In my view, FATCA could very well be a form of capital control.

You see, while US citizens are certainly able to open offshore bank accounts, FATCA has made doing so much more difficult, and as I mentioned earlier in this article, there’s quite a bit of misleading information that has circulated about US persons’ ability to bank abroad.

Therefore, the end result here is that fewer US persons are taking their money offshore.

Whether they’re mistakenly convinced that they can’t open bank accounts in foreign countries or they’ve determined that offshore banking with FATCA simply isn’t worth the hassle, US citizens, permanent residents, and tax residents are more likely to store their money locally.

We’ll never truly know whether FATCA was intended as a method of capital control or not, but it seems to be having the same effect.


Although FATCA certainly has plenty of fans among government bureaucrats, people have started to recognize that it may do more harm than good in some respects.

You see, the problem with FATCA and similar laws is that although they’re designed to catch criminals, they end up negatively impacting innocent people who want to live abroad or diversify their assets.

While I’m all about increased transparency and honesty, these kinds of laws have a number of unforeseen consequences.

In the end, criminals are going to be criminals and are going to find ways to cheat the system regardless while everyday citizens who wish to bank abroad have to deal with bank account closures and mountains of paperwork.

For this reason, there have been a handful of calls to repeal FATCA or, at the very least, reign in its reach.

During the 2016 election, for instance, Republican candidate Ted Cruz publicly proposed that the US should repeal FATCA since it places undue hardship on honest people who simply want to live or operate a business abroad.

Unfortunately, the odds of FATCA being repealed in its entirety are slim. It’s simply far too politically expedient to target the “evil rich” who supposedly hide all of their money offshore.

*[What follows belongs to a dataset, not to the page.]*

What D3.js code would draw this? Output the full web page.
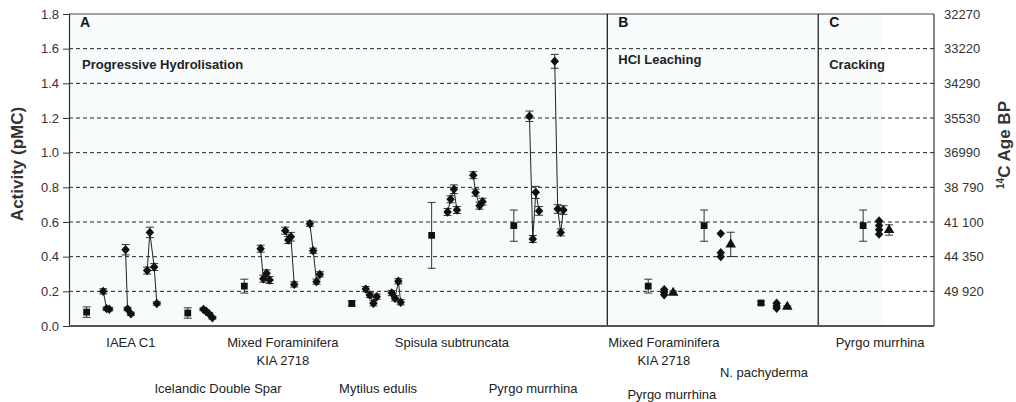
<!DOCTYPE html>
<html>
<head>
<meta charset="utf-8">
<script src="https://cdn.jsdelivr.net/npm/d3@7"></script>
<style>
  body { margin: 0; background: #fff; }
  text { font-family: "Liberation Sans", Arial, sans-serif; }
</style>
</head>
<body>
<div id="chart"></div>
<script>
// ---- data (x = position slot along the bottom, v = activity pMC, e = error) ----
var panels = [
    { label: "A", title: "Progressive Hydrolisation", from: 0 },
    { label: "B", title: "HCl Leaching", from: 161.8 },
    { label: "C", title: "Cracking", from: 225.2 }
];

// reference samples (squares)
var refPoints = [
    { x: 5.3, v: 0.08, e: 0.03 },
    { x: 35.7, v: 0.075, e: 0.03 },
    { x: 52.7, v: 0.23, e: 0.04 },
    { x: 85.0, v: 0.13, e: 0.015 },
    { x: 109.0, v: 0.523, e: 0.19 },
    { x: 133.7, v: 0.579, e: 0.09 },
    { x: 174.1, v: 0.23, e: 0.04 },
    { x: 190.9, v: 0.579, e: 0.09 },
    { x: 208.0, v: 0.133, e: 0.008 },
    { x: 238.7, v: 0.579, e: 0.09 }
];

// progressive hydrolisation runs (connected diamonds)
var hydroRuns = [
    [{ x: 10.3, v: 0.20, e: 0.015 }, { x: 11.3, v: 0.10, e: 0.01 }, { x: 12.1, v: 0.097, e: 0.01 }],
    [{ x: 17.0, v: 0.44, e: 0.03 }, { x: 17.6, v: 0.098, e: 0.01 }, { x: 18.6, v: 0.07, e: 0.01 }],
    [{ x: 23.5, v: 0.32, e: 0.02 }, { x: 24.3, v: 0.54, e: 0.03 }, { x: 25.6, v: 0.34, e: 0.02 }, { x: 26.4, v: 0.13, e: 0.01 }],
    [{ x: 40.4, v: 0.096, e: 0.008 }, { x: 41.2, v: 0.085, e: 0.008 }, { x: 42.1, v: 0.07, e: 0.008 }, { x: 43.1, v: 0.048, e: 0.008 }],
    [{ x: 57.6, v: 0.446, e: 0.02 }, { x: 58.4, v: 0.273, e: 0.02 }, { x: 59.4, v: 0.304, e: 0.02 }, { x: 60.3, v: 0.265, e: 0.02 }],
    [{ x: 65.0, v: 0.55, e: 0.02 }, { x: 65.9, v: 0.496, e: 0.02 }, { x: 66.7, v: 0.515, e: 0.025 }, { x: 67.7, v: 0.24, e: 0.015 }],
    [{ x: 72.4, v: 0.59, e: 0.015 }, { x: 73.4, v: 0.434, e: 0.015 }, { x: 74.4, v: 0.256, e: 0.015 }, { x: 75.4, v: 0.298, e: 0.015 }],
    [{ x: 89.2, v: 0.213, e: 0.015 }, { x: 90.4, v: 0.179, e: 0.015 }, { x: 91.5, v: 0.131, e: 0.015 }, { x: 92.5, v: 0.169, e: 0.015 }],
    [{ x: 97.0, v: 0.19, e: 0.015 }, { x: 98.0, v: 0.16, e: 0.015 }, { x: 99.0, v: 0.258, e: 0.015 }, { x: 99.7, v: 0.137, e: 0.015 }],
    [{ x: 113.8, v: 0.658, e: 0.02 }, { x: 114.7, v: 0.731, e: 0.02 }, { x: 115.7, v: 0.789, e: 0.025 }, { x: 116.6, v: 0.669, e: 0.02 }],
    [{ x: 121.5, v: 0.87, e: 0.02 }, { x: 122.2, v: 0.77, e: 0.02 }, { x: 123.4, v: 0.694, e: 0.02 }, { x: 124.3, v: 0.717, e: 0.02 }],
    [{ x: 138.4, v: 1.21, e: 0.03 }, { x: 139.4, v: 0.502, e: 0.02 }, { x: 140.3, v: 0.771, e: 0.035 }, { x: 141.3, v: 0.664, e: 0.025 }],
    [{ x: 146.0, v: 1.527, e: 0.04 }, { x: 146.9, v: 0.675, e: 0.025 }, { x: 147.8, v: 0.54, e: 0.02 }, { x: 148.6, v: 0.669, e: 0.025 }]
];

// leaching / cracking fractions (unconnected diamonds)
var stackDiamonds = [
    { x: 178.9, v: 0.21 }, { x: 178.9, v: 0.195 }, { x: 178.9, v: 0.18 },
    { x: 195.9, v: 0.533 }, { x: 195.9, v: 0.423 }, { x: 195.9, v: 0.40 },
    { x: 212.7, v: 0.131 }, { x: 212.7, v: 0.115 }, { x: 212.7, v: 0.102 },
    { x: 243.5, v: 0.606 }, { x: 243.5, v: 0.58 }, { x: 243.5, v: 0.555 }, { x: 243.5, v: 0.53 }
];

// summed results (triangles)
var trianglePoints = [
    { x: 181.6, v: 0.192, e: 0.01 },
    { x: 198.9, v: 0.471, e: 0.07 },
    { x: 215.9, v: 0.111, e: 0.005 },
    { x: 246.5, v: 0.554, e: 0.03 }
];

var activityTicks = [0, 0.2, 0.4, 0.6, 0.8, 1.0, 1.2, 1.4, 1.6, 1.8];
var ageTicks = [0.2, 0.4, 0.6, 0.8, 1.0, 1.2, 1.4, 1.6, 1.8];
var ageLabels = ["49 920", "44 350", "41 100", "38 790", "36990", "35530", "34290", "33220", "32270"];

var sampleLabels = [
    { text: "IAEA C1", x: 18.6, row: 0 },
    { text: "Mixed Foraminifera", x: 64.3, row: 0 },
    { text: "KIA 2718", x: 64.3, row: 1 },
    { text: "Spisula subtruncata", x: 115.1, row: 0 },
    { text: "Mixed Foraminifera", x: 178.8, row: 0 },
    { text: "KIA 2718", x: 178.8, row: 1 },
    { text: "Pyrgo murrhina", x: 243.8, row: 0 },
    { text: "N. pachyderma", x: 208.9, row: 2 },
    { text: "Icelandic Double Spar", x: 44.8, row: 3 },
    { text: "Mytilus edulis", x: 92.9, row: 3 },
    { text: "Pyrgo murrhina", x: 139.5, row: 3 },
    { text: "Pyrgo murrhina", x: 181.2, row: 4 }
];

// ---- layout ----
var margin = { top: 14, right: 82, bottom: 76, left: 69 },
    width = 1016 - margin.left - margin.right,
    height = 402 - margin.top - margin.bottom;

var x = d3.scaleLinear().domain([0, 260]).range([0, width]);
var y = d3.scaleLinear().domain([0, 1.8]).range([height, 0]);

var svg = d3.select("#chart").append("svg")
    .attr("width", 1016)
    .attr("height", 402)
    .append("g")
    .attr("transform", "translate(" + margin.left + "," + margin.top + ")");

// plot background
svg.append("rect")
    .attr("width", x(244.5)).attr("height", height)
    .attr("fill", "#f7fbfc");

// dashed grid lines
svg.selectAll(".grid")
    .data(ageTicks.slice(0, 8))
    .enter().append("line")
    .attr("x1", 0).attr("x2", width)
    .attr("y1", function (d) { return y(d); })
    .attr("y2", function (d) { return y(d); })
    .attr("stroke", "#222").attr("stroke-width", 1)
    .attr("stroke-dasharray", "4,3");

// frame
svg.append("line").attr("x1", 0).attr("x2", width).attr("y1", 0).attr("y2", 0)
    .attr("stroke", "#444").attr("stroke-width", 1.2);
svg.append("line").attr("x1", width).attr("x2", width).attr("y1", 0).attr("y2", height)
    .attr("stroke", "#333").attr("stroke-width", 1.2);

// panel separators and titles
svg.selectAll(".sep")
    .data(panels.slice(1))
    .enter().append("line")
    .attr("x1", function (d) { return x(d.from); })
    .attr("x2", function (d) { return x(d.from); })
    .attr("y1", 0).attr("y2", height)
    .attr("stroke", "#111").attr("stroke-width", 1.2);

svg.selectAll(".plabel")
    .data(panels)
    .enter().append("text")
    .attr("x", function (d) { return x(d.from) + 11; })
    .attr("y", 13)
    .attr("font-size", 14).attr("font-weight", "bold").attr("fill", "#111")
    .text(function (d) { return d.label; });

svg.selectAll(".ptitle")
    .data(panels)
    .enter().append("text")
    .attr("x", function (d, i) { return x(d.from) + (i == 0 ? 13 : 11); })
    .attr("y", function (d, i) { return i == 1 ? 50 : 55; })
    .attr("font-size", 13).attr("font-weight", "bold").attr("fill", "#222")
    .text(function (d) { return d.title; });

// left axis
var yAxis = svg.append("g")
    .call(d3.axisLeft(y).tickValues(activityTicks).tickFormat(d3.format(".1f")).tickSize(6).tickPadding(4));
yAxis.select(".domain").attr("stroke", "#333").attr("stroke-width", 1.2);
yAxis.selectAll(".tick line").attr("stroke", "#333");
yAxis.selectAll("text").attr("font-size", 13).attr("fill", "#333")
    .attr("font-family", "Liberation Sans, Arial, sans-serif");

// right axis (age labels)
var yRight = svg.append("g")
    .attr("transform", "translate(" + width + ",0)")
    .call(d3.axisRight(y).tickValues(ageTicks).tickSize(0).tickPadding(10)
        .tickFormat(function (d, i) { return ageLabels[i]; }));
yRight.select(".domain").remove();
yRight.selectAll("text").attr("font-size", 13).attr("fill", "#333")
    .attr("font-family", "Liberation Sans, Arial, sans-serif");

// bottom axis line
svg.append("line").attr("x1", 0).attr("x2", width).attr("y1", height).attr("y2", height)
    .attr("stroke", "#555").attr("stroke-width", 2);

// axis titles
svg.append("text")
    .attr("transform", "translate(-46," + (height / 2 - 6) + ") rotate(-90)")
    .attr("text-anchor", "middle")
    .attr("font-size", 17).attr("font-weight", "bold").attr("fill", "#333")
    .text("Activity (pMC)");

var ageTitle = svg.append("text")
    .attr("transform", "translate(" + (width + 76) + "," + (height / 2 - 25) + ") rotate(-90)")
    .attr("text-anchor", "middle")
    .attr("font-size", 17).attr("font-weight", "bold").attr("fill", "#333");
ageTitle.append("tspan").attr("font-size", 10).attr("dy", -6).text("14");
ageTitle.append("tspan").attr("dy", 6).text("C Age BP");

// sample labels under the axis
var rowY = [21, 39, 51, 67, 73];
svg.selectAll(".slabel")
    .data(sampleLabels)
    .enter().append("text")
    .attr("x", function (d) { return x(d.x); })
    .attr("y", function (d) { return height + rowY[d.row]; })
    .attr("text-anchor", "middle")
    .attr("font-size", 13).attr("fill", "#222")
    .text(function (d) { return d.text; });

// error bars
function errorBars(data) {
    var g = svg.append("g");
    var eb = g.selectAll("g").data(data.filter(function (d) { return d.e; }))
        .enter().append("g").attr("stroke", "#333").attr("stroke-width", 1);
    eb.append("line")
        .attr("x1", function (d) { return x(d.x); }).attr("x2", function (d) { return x(d.x); })
        .attr("y1", function (d) { return y(d.v - d.e); }).attr("y2", function (d) { return y(d.v + d.e); });
    eb.append("line")
        .attr("x1", function (d) { return x(d.x) - 4; }).attr("x2", function (d) { return x(d.x) + 4; })
        .attr("y1", function (d) { return y(d.v - d.e); }).attr("y2", function (d) { return y(d.v - d.e); });
    eb.append("line")
        .attr("x1", function (d) { return x(d.x) - 4; }).attr("x2", function (d) { return x(d.x) + 4; })
        .attr("y1", function (d) { return y(d.v + d.e); }).attr("y2", function (d) { return y(d.v + d.e); });
}

var allRunPoints = [].concat.apply([], hydroRuns);
errorBars(refPoints);
errorBars(allRunPoints);
errorBars(trianglePoints);

// connecting lines for hydrolisation runs
var line = d3.line().x(function (d) { return x(d.x); }).y(function (d) { return y(d.v); });
svg.selectAll(".run")
    .data(hydroRuns)
    .enter().append("path")
    .attr("d", line)
    .attr("fill", "none").attr("stroke", "#222").attr("stroke-width", 1);

// a squat diamond, closer to the spreadsheet marker than d3.symbolDiamond
var squatDiamond = {
    draw: function (context, size) {
        var r = Math.sqrt(size / 2);
        context.moveTo(0, -r * 1.05);
        context.lineTo(r * 0.95, 0);
        context.lineTo(0, r * 1.05);
        context.lineTo(-r * 0.95, 0);
        context.closePath();
    }
};

// markers
function markers(data, type, size) {
    svg.append("g").selectAll("path")
        .data(data)
        .enter().append("path")
        .attr("transform", function (d) { return "translate(" + x(d.x) + "," + y(d.v) + ")"; })
        .attr("d", d3.symbol().type(type).size(size))
        .attr("fill", "#111");
}
markers(refPoints, d3.symbolSquare, 46);
markers(allRunPoints, squatDiamond, 40);
markers(stackDiamonds, squatDiamond, 40);
markers(trianglePoints, d3.symbolTriangle, 48);
</script>
</body>
</html>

One proposal that I’ve heard of through various expat communities, however, is that FATCA could be amended to no longer apply to citizens who can prove that they are no longer residents of the United States. So, if you decided to get a second residency elsewhere and leave the US, you could no longer be subject to FATCA under this plan.

For now, though, you’ll still need to contend with FATCA if you’re a US citizen, permanent resident, or subject to US taxes for any other reason, so you’ll need to plan accordingly to deal with it.

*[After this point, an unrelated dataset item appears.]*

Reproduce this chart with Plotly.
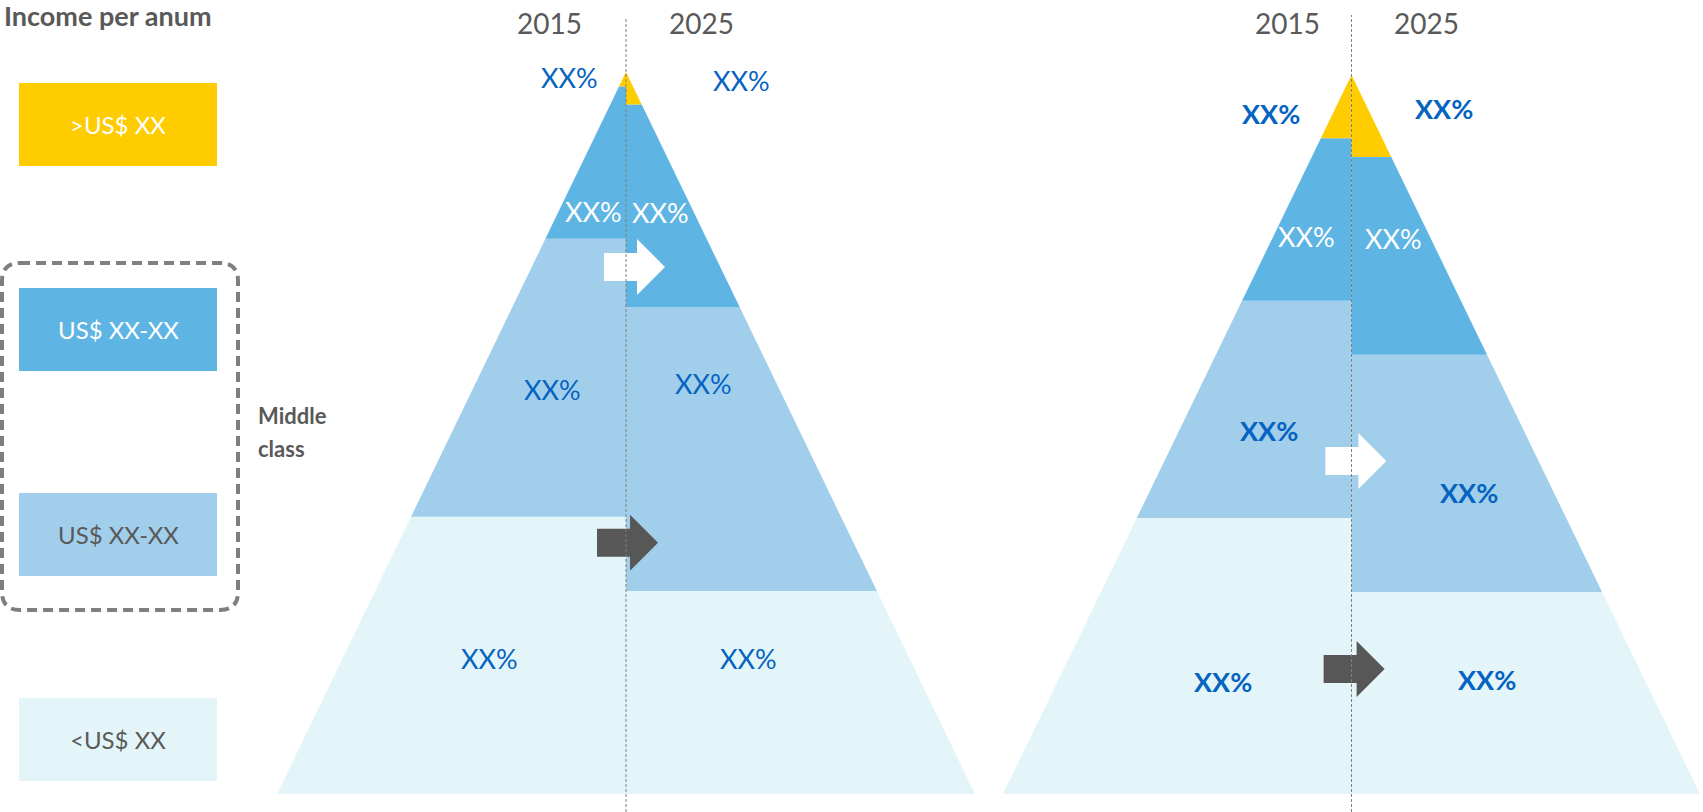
import plotly.graph_objects as go

# ---------------------------------------------------------------- data
income_bands = [">US$ XX", "US$ XX-XX", "US$ XX-XX", "<US$ XX"]   # top band first
years = ["2015", "2025"]

# thickness of each band, % of pyramid height, top band first
pyr_a_2015 = [2.0, 21.1, 38.5, 38.4]
pyr_a_2025 = [4.5, 28.1, 39.3, 28.1]
pyr_b_2015 = [8.8, 22.6, 30.2, 38.4]
pyr_b_2025 = [11.4, 27.5, 33.0, 28.1]

# text shown on each band (2015 half, 2025 half), top band first
labels_a = [["XX%", "XX%"], ["XX%", "XX%"], ["XX%", "XX%"], ["XX%", "XX%"]]
labels_b = [["XX%", "XX%"], ["XX%", "XX%"], ["XX%", "XX%"], ["XX%", "XX%"]]

# ---------------------------------------------------------------- styles
band_colors = ["#FFCC00", "#5EB5E3", "#A1CFEB", "#E3F5F8"]
band_text = ["#FFFFFF", "#FFFFFF", "#595959", "#595959"]
label_colors = ["#0563C1", "#FFFFFF", "#0563C1", "#0563C1"]
GREY = "#595959"
FONT = "Lato, 'Open Sans', sans-serif"
W, H = 1703, 812

# label anchor points (axis units) per band: (x2015, y2015, x2025, y2025)
label_pos_a = [(-0.163, 99.2, 0.330, 98.8), (-0.092, 80.7, 0.100, 80.5),
               (-0.212, 56.0, 0.223, 56.8), (-0.390, 18.8, 0.350, 18.8)]
label_pos_b = [(-0.232, 94.7, 0.264, 95.3), (-0.129, 77.5, 0.121, 77.2),
               (-0.238, 50.5, 0.336, 41.9), (-0.370, 15.7, 0.390, 15.9)]

# arrow tails (axis units): (x, y, colour)
arrows_a = [(-0.063, 73.0, "#FFFFFF"), (-0.083, 34.8, "#575757")]
arrows_b = [(-0.075, 46.3, "#FFFFFF"), (-0.080, 17.4, "#575757")]

fig = go.Figure()


def add_half(shares, side, xa, ya):
    """Stack the bands of one half pyramid, bottom band first."""
    bottom = 0.0
    for idx in range(len(shares) - 1, -1, -1):
        top = bottom + shares[idx]
        fig.add_trace(go.Scatter(
            x=[0, side * (1 - bottom / 100), side * (1 - top / 100), 0, 0],
            y=[bottom, bottom, top, top, bottom],
            mode="lines", fill="toself", fillcolor=band_colors[idx],
            line=dict(width=0), hoverinfo="skip", showlegend=False,
            xaxis=xa, yaxis=ya))
        bottom = top


def add_pyramid(s2015, s2025, labels, pos, arrows, xa, ya, bold, line_top, year_x):
    add_half(s2015, -1, xa, ya)
    add_half(s2025, 1, xa, ya)
    xref, yref = xa, ya
    for i in range(len(income_bands)):
        x15, y15, x25, y25 = pos[i]
        weight = "bold" if (bold and label_colors[i] != "#FFFFFF") else "normal"
        for txt, x, y in ((labels[i][0], x15, y15), (labels[i][1], x25, y25)):
            fig.add_annotation(x=x, y=y, xref=xref, yref=yref, text=txt,
                               showarrow=False, xanchor="center", yanchor="middle",
                               font=dict(family=FONT, size=27, color=label_colors[i],
                                         weight=weight))
    for ax, ay, col in arrows:
        fig.add_shape(type="path", xref=xref, yref=yref,
                      xsizemode="pixel", ysizemode="pixel",
                      xanchor=ax, yanchor=ay,
                      path="M0,-14 L33,-14 L33,-28 L61,0 L33,28 L33,14 L0,14 Z",
                      fillcolor=col, line=dict(width=0), layer="above")
    fig.add_shape(type="line", xref=xref, yref="paper", x0=0, x1=0, y0=0, y1=line_top,
                  line=dict(color="#7F7F7F", width=1, dash="3px,2px"), layer="above")
    for yr, x in zip(years, year_x):
        fig.add_annotation(x=x, y=1 - 23 / H, xref=xref, yref="paper", text=yr,
                           showarrow=False, xanchor="center", yanchor="middle",
                           font=dict(family=FONT, size=28, color=GREY))


add_pyramid(pyr_a_2015, pyr_a_2025, labels_a, label_pos_a, arrows_a,
            "x", "y", False, 1 - 18 / H, (-0.22, 0.217))
add_pyramid(pyr_b_2015, pyr_b_2025, labels_b, label_pos_b, arrows_b,
            "x2", "y2", True, 1 - 15 / H, (-0.184, 0.216))

# ---------------------------------------------------------------- legend panel (pixel axis)
box_tops = [83, 288, 493, 698]
for name, top, col, tcol in zip(income_bands, box_tops, band_colors, band_text):
    fig.add_shape(type="rect", xref="x3", yref="y3", x0=19, x1=217, y0=top, y1=top + 83,
                  fillcolor=col, line=dict(width=0), layer="below")
    fig.add_annotation(x=118, y=top + 41.5, xref="x3", yref="y3", text=name,
                       showarrow=False, xanchor="center", yanchor="middle",
                       font=dict(family=FONT, size=24, color=tcol))

# dashed rounded frame around the middle-class bands
x0, x1, y0, y1, r = 2, 238, 263, 610, 18
frame = (f"M{x0 + r},{y0} L{x1 - r},{y0} Q{x1},{y0} {x1},{y0 + r} "
         f"L{x1},{y1 - r} Q{x1},{y1} {x1 - r},{y1} "
         f"L{x0 + r},{y1} Q{x0},{y1} {x0},{y1 - r} "
         f"L{x0},{y0 + r} Q{x0},{y0} {x0 + r},{y0} Z")
fig.add_shape(type="path", xref="x3", yref="y3", path=frame,
              line=dict(color="#7F7F7F", width=4, dash="10px,6px"))

fig.add_annotation(x=2, y=15, xref="x3", yref="y3", text="Income per anum",
                   showarrow=False, xanchor="left", yanchor="middle",
                   font=dict(family=FONT, size=27, color=GREY, weight="bold"))
fig.add_annotation(x=256, y=415, xref="x3", yref="y3", text="Middle",
                   showarrow=False, xanchor="left", yanchor="middle",
                   font=dict(family=FONT, size=22, color=GREY, weight="bold"))
fig.add_annotation(x=256, y=448, xref="x3", yref="y3", text="class",
                   showarrow=False, xanchor="left", yanchor="middle",
                   font=dict(family=FONT, size=22, color=GREY, weight="bold"))

hidden = dict(visible=False, showgrid=False, zeroline=False, fixedrange=True)
fig.update_layout(
    width=W, height=H, margin=dict(l=0, r=0, t=0, b=0),
    paper_bgcolor="white", plot_bgcolor="rgba(0,0,0,0)", showlegend=False,
    xaxis=dict(domain=[277 / W, 975 / W], range=[-1, 1], anchor="y", **hidden),
    yaxis=dict(domain=[18 / H, 740 / H], range=[0, 100], anchor="x", **hidden),
    xaxis2=dict(domain=[1003 / W, 1700 / W], range=[-1, 1], anchor="y2", **hidden),
    yaxis2=dict(domain=[18 / H, 737 / H], range=[0, 100], anchor="x2", **hidden),
    xaxis3=dict(domain=[0, 1], range=[0, W], anchor="y3", **hidden),
    yaxis3=dict(domain=[0, 1], range=[H, 0], anchor="x3", **hidden),
)

fig.write_html("out.html", config={"displayModeBar": False})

When FATCA came into effect, a new era of offshore banking began, and now more than ever, it’s crucial that your offshore strategy is completely transparent and legal.

The fact is that the days of stowing away your money in a secretive Swiss vault are over. Even banks that initially turned up their noses at FATCA are now complying, and the majority of quality banking jurisdictions are a part of CRS.

Although there are a few legal ways of avoiding this kind of snooping on your bank accounts, you still need to answer to your home country, and trying to hide your wealth will only land you in the poor house or an orange jumpsuit.

FATCA offshore strategy
In the age of FATCA and CRS, you need to make sure that your offshore tax strategy is up to snuff.

The good news is that there are still ways to legally reduce your tax burden even with these new developments in the world of offshore banking.

One strategy that I often suggest is taking advantage of certain tax laws that allow you to ease your pain come tax season. Offshore life insurance, for example, is an IRS-sanctioned tax shelter available to US citizens, and US citizens can also take advantage of things like Foreign Earned Income Exclusion.

For more permanent results, you can become a resident of a country with low-to-no taxes and give up your tax residency at home (if you’re not a US citizen, that is), or you can even get a tax-friendly second passport.

The fact is that there are plenty of changes that you can make to become a tax-free global citizen, but squirreling your money away in a secretive bank account and hoping the IRS (or your government’s tax enforcer) will be none the wiser isn’t one of them.

To be successful, your offshore strategy needs to be legal, transparent, and effective, and you need to be willing to make the changes to do just that.